The Phasians (Georgian: ფაზიელები Pazielebi; Greek, Modern (1453-);: Φασιανοί Phasianoi; Latin: Phasiani) were an ancient tribe located in the eastern part of Pontus. The Greek commander Xenophon, who encountered them during his march through Asia Minor to the Black Sea (401–400 BC), places them on the river Phasis. Here, the Phasis of Xenophon is not the common Graeco-Roman designation for the modern day Rioni River in Georgia, but rather the sources of Araxes in what is now northeastern Turkey.[1] At the time when Xenophon met them, the Phasians were in control of the long valley to the north of Cilligül Dağ,[1] and lived in the neighborhood of the Chalybes and Taochi, presumably proto-Georgian tribes.[2]
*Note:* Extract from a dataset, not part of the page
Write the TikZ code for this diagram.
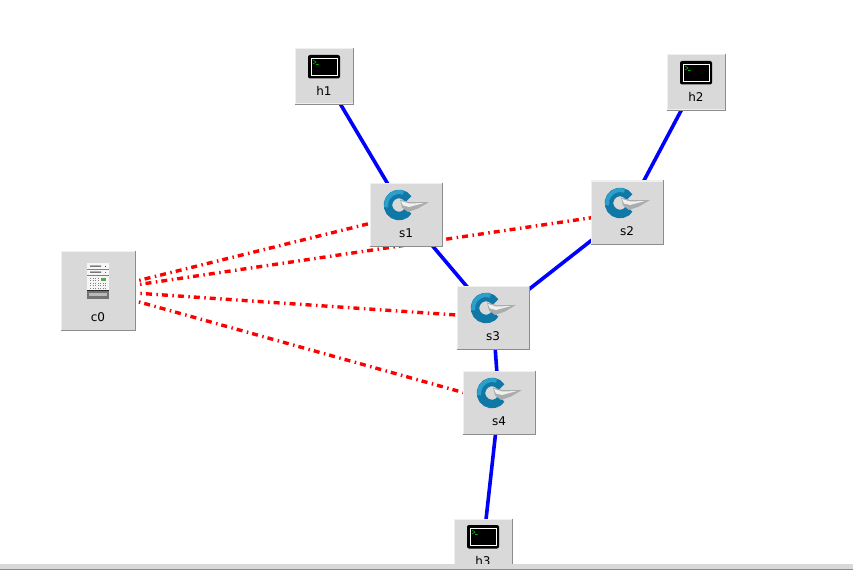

In his classic work On Airs, Waters, and Places, the Greek physician Hippocrates described the Phasians, c. 400 BC, as having "shapes different from those of all other men; for they are large in stature, and of a very gross habit of body, so that not a joint nor vein is visible; in color they are sallow, as if affected with jaundice. Of all men they have the roughest voices, from their breathing an atmosphere which is not clear, but misty and humid; they are naturally rather languid in supporting bodily fatigue."
The name of this tribe seems to have survived in the latter-day regional toponyms – Georgian Basiani, Byzantine Phasiane, Armenian Basean, and Turkish Pasin.[3]